De L. Vanbellingen sur le site de l'Institut Européen de Bioéthique :
Analyse - Affaire Mortier : que dit la Cour européenne des droits de l'homme de la loi belge sur l’euthanasie ?
04/10/2022
Dans un arrêt rendu ce mardi, la Cour européenne des droits de l’homme considère que la Belgique a violé le droit à la vie d’une patiente euthanasiée pour cause de dépression en 2012.
Cette affaire Mortier c. Belgique – du nom du requérant, fils de la personne euthanasiée – constituait la première affaire dans laquelle la Cour européenne des droits de l’homme était amenée à apprécier la compatibilité d’une euthanasie déjà pratiquée avec la Convention européenne des droits de l’homme (CEDH). Tom Mortier invoquait la violation du droit à la vie de sa mère, protégé par l’article 2 de la Convention, et du droit au respect de sa vie privée et familiale, protégé par l’article 8 de la Convention.
Tout en considérant que les conditions prévues par la loi belge sur l’euthanasie ne sont pas contraires à la Convention, la Cour estime néanmoins que, s’agissant de l’euthanasie de la mère du requérant, le contrôle a posteriori était inopérant. De ce fait, les juges concluent à l’unanimité à la violation du droit à la vie par la Belgique, dans la mesure où les autorités n’ont pas pris les mesures positives qui s’imposaient pour protéger ce droit.
La CEDH ne confère pas de droit à l’euthanasie, mais permet celle-ci sous conditions
La Cour rappelle sa jurisprudence antérieure, en vertu de laquelle il n’existe pas de droit à mourir avec l’assistance d’un tiers ou de l’État (§ 119, voy. les arrêts Pretty c. Royaume-Uni et Lings. c. Danemark) au sens de la Convention. Réciproquement, aux yeux des juges majoritaires, le droit à la vie tel que consacré par la Convention n’interdit pas en soi la pratique de l’euthanasie (§ 138).
Le juge Serghides, dans son opinion partiellement dissidente, se démarque de cette interprétation évolutive et considère que « si les rédacteurs de la Convention avaient voulu faire figurer l’euthanasie dans la liste des exceptions au droit à la vie, ils l’auraient incluse » dans la Convention, ce qui n’est pas le cas.

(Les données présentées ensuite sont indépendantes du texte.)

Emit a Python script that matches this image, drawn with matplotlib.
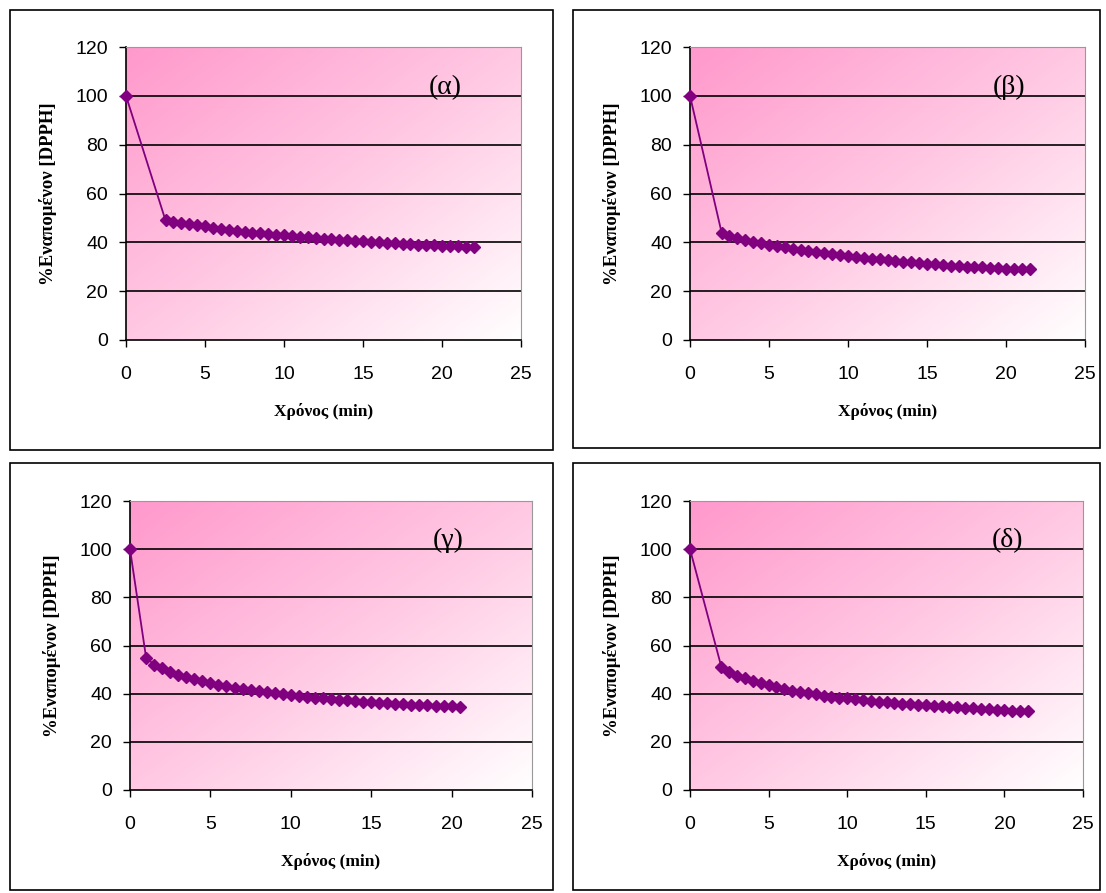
import numpy as np
import matplotlib
matplotlib.use("Agg")
import matplotlib.pyplot as plt
from matplotlib.patches import Rectangle
from matplotlib.colors import LinearSegmentedColormap

# ---- data ----
x_a = [0, 2.5, 3.0, 3.5, 4.0, 4.5, 5.0, 5.5, 6.0, 6.5, 7.0, 7.5, 8.0, 8.5, 9.0, 9.5, 10.0, 10.5, 11.0, 11.5,
       12.0, 12.5, 13.0, 13.5, 14.0, 14.5, 15.0, 15.5, 16.0, 16.5, 17.0, 17.5, 18.0, 18.5, 19.0, 19.5,
       20.0, 20.5, 21.0, 21.5, 22.0]
y_a = [100, 49, 48.5, 48, 47.5, 47, 46.5, 46, 45.5, 45.2, 44.8, 44.4, 44, 43.7, 43.4, 43.1, 42.8, 42.5, 42.2,
       42, 41.7, 41.5, 41.2, 41, 40.8, 40.6, 40.4, 40.2, 40, 39.8, 39.6, 39.4, 39.3, 39.1, 39, 38.8, 38.7,
       38.5, 38.4, 38.2, 38.0]

x_b = [0, 2.0, 2.5, 3.0, 3.5, 4.0, 4.5, 5.0, 5.5, 6.0, 6.5, 7.0, 7.5, 8.0, 8.5, 9.0, 9.5, 10.0, 10.5, 11.0,
       11.5, 12.0, 12.5, 13.0, 13.5, 14.0, 14.5, 15.0, 15.5, 16.0, 16.5, 17.0, 17.5, 18.0, 18.5, 19.0,
       19.5, 20.0, 20.5, 21.0, 21.5]
y_b = [100, 44, 42.5, 41.8, 41, 40.3, 39.7, 39, 38.5, 37.9, 37.4, 36.9, 36.4, 36, 35.5, 35.1, 34.7, 34.3, 34,
       33.6, 33.3, 33, 32.7, 32.4, 32.1, 31.8, 31.5, 31.3, 31, 30.8, 30.5, 30.3, 30.1, 29.9, 29.7, 29.5,
       29.4, 29.2, 29.1, 29, 28.9]

x_c = [0, 1.0, 1.5, 2.0, 2.5, 3.0, 3.5, 4.0, 4.5, 5.0, 5.5, 6.0, 6.5, 7.0, 7.5, 8.0, 8.5, 9.0, 9.5, 10.0,
       10.5, 11.0, 11.5, 12.0, 12.5, 13.0, 13.5, 14.0, 14.5, 15.0, 15.5, 16.0, 16.5, 17.0, 17.5, 18.0,
       18.5, 19.0, 19.5, 20.0, 20.5]
y_c = [100, 55, 52, 50.5, 49, 47.8, 46.8, 45.9, 45.1, 44.4, 43.7, 43.1, 42.5, 42, 41.5, 41, 40.6, 40.2, 39.8,
       39.4, 39, 38.7, 38.4, 38.1, 37.8, 37.5, 37.2, 37, 36.7, 36.5, 36.3, 36.1, 35.9, 35.7, 35.5, 35.3,
       35.1, 35, 34.8, 34.7, 34.5]

x_d = [0, 2.0, 2.5, 3.0, 3.5, 4.0, 4.5, 5.0, 5.5, 6.0, 6.5, 7.0, 7.5, 8.0, 8.5, 9.0, 9.5, 10.0, 10.5, 11.0,
       11.5, 12.0, 12.5, 13.0, 13.5, 14.0, 14.5, 15.0, 15.5, 16.0, 16.5, 17.0, 17.5, 18.0, 18.5, 19.0,
       19.5, 20.0, 20.5, 21.0, 21.5]
y_d = [100, 51, 49, 47.5, 46.3, 45.2, 44.3, 43.5, 42.7, 42, 41.3, 40.7, 40.2, 39.7, 39.2, 38.8, 38.4, 38,
       37.6, 37.3, 37, 36.7, 36.4, 36.1, 35.8, 35.6, 35.3, 35.1, 34.9, 34.7, 34.5, 34.3, 34.1, 33.9, 33.7,
       33.5, 33.3, 33.2, 33, 32.8, 32.6]

panel_labels = ["(α)", "(β)", "(γ)", "(δ)"]
y_ticks = [0, 20, 40, 60, 80, 100, 120]
x_ticks = [0, 5, 10, 15, 20, 25]
xlabel = "Χρόνος (min)"
ylabel = "%Εναπομένον [DPPH]"

W, H = 1106, 893
fig = plt.figure(figsize=(W / 100, H / 100), dpi=100)

def px_rect(l, t, r, b):
    return [l / W, 1 - b / H, (r - l) / W, (b - t) / H]

# outer frames
frames = [(10, 10, 553, 450), (573, 10, 1100, 448), (10, 463, 553, 890), (573, 463, 1100, 890)]
for (l, t, r, b) in frames:
    fig.patches.append(Rectangle((l / W, 1 - b / H), (r - l) / W, (b - t) / H,
                                 transform=fig.transFigure, fill=False, edgecolor="black",
                                 linewidth=1.2))

axes_px = [(126, 47, 521, 340), (690, 47, 1085, 340), (130, 501, 532, 790), (690, 501, 1083, 790)]
label_pos = [(20.2, 103.5), (20.2, 103.5), (19.8, 103.5), (20.2, 103.5)]

cmap = LinearSegmentedColormap.from_list("pk", ["#ff99cc", "#ffc8e3", "#ffffff"])
gy, gx = np.mgrid[0:1:200j, 0:1:200j]
grad = (gx + gy) / 2.0

series = [(x_a, y_a), (x_b, y_b), (x_c, y_c), (x_d, y_d)]
for i, ((xs, ys), rect) in enumerate(zip(series, axes_px)):
    ax = fig.add_axes(px_rect(*rect))
    ax.imshow(grad, cmap=cmap, extent=[0, 1, 0, 1], transform=ax.transAxes,
              aspect="auto", zorder=0, origin="upper")
    ax.set_xlim(0, 25)
    ax.set_ylim(0, 120)
    ax.set_yticks(y_ticks)
    ax.set_xticks(x_ticks)
    for yv in y_ticks[1:]:
        ax.axhline(yv, color="black", linewidth=1.2, zorder=1)
    ax.plot(xs, ys, color="#800080", linewidth=1.3, marker="D", markersize=6.5,
            markerfacecolor="#800080", markeredgecolor="#800080", zorder=3, clip_on=False)
    for s in ["top", "right"]:
        ax.spines[s].set_color("#999999")
    for s in ["left", "bottom"]:
        ax.spines[s].set_color("black")
        ax.spines[s].set_linewidth(1.2)
    ax.tick_params(axis="both", direction="out", length=5, width=1.0,
                   labelsize=14, colors="black")
    ax.tick_params(axis="x", pad=14)
    ax.tick_params(axis="y", pad=8)
    for lab in ax.get_xticklabels() + ax.get_yticklabels():
        lab.set_family("Liberation Sans")
    ax.set_xlabel(xlabel, family="Liberation Serif", fontweight="bold", fontsize=12.5, labelpad=14)
    ax.set_ylabel(ylabel, family="Liberation Serif", fontweight="bold", fontsize=13.5, labelpad=13)
    ax.text(label_pos[i][0], label_pos[i][1], panel_labels[i], family="Liberation Serif",
            fontsize=20, ha="center", va="center", zorder=4)

fig.savefig("out.png", dpi=100)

En l’espèce, la Cour considère que la pratique de l’euthanasie telle que dépénalisée par la Belgique peut être considérée comme compatible avec la Convention, sous réserve du respect de trois conditions, à vérifier dans chaque cas (§ 141) :
1° « l’existence dans le droit et la pratique internes d’un cadre législatif relatif aux actes préalables à l’euthanasie conforme aux exigences de l’article 2 de la Convention »
2° « le respect du cadre législatif établi dans le cas d’espèce »
3° « l’existence d’un contrôle a posteriori offrant toutes les garanties requises par l’article 2 de la Convention »
Le cadre législatif belge est jugé conforme à la CEDH, y compris pour l’euthanasie en cas de dépression
En premier lieu, selon les juges majoritaires, les conditions mentionnées dans la loi belge s’avèrent compatibles avec le droit à la vie. La Cour tient également compte des exigences supplémentaires prévues lorsqu’un patient demande l’euthanasie pour cause de souffrance psychique et non physique, alors que sa mort n’est pas attendue à brève échéance (§ 148-153). La Cour cite notamment le délai d’un mois requis entre la demande formelle d’euthanasie et l’acte d’euthanasie, ainsi que l’exigence relative à la consultation d’un médecin supplémentaire, indépendant tant à l’égard du patient qu’à l’égard du médecin traitant, et qui doit être compétent quant à la pathologie concernée (§ 151).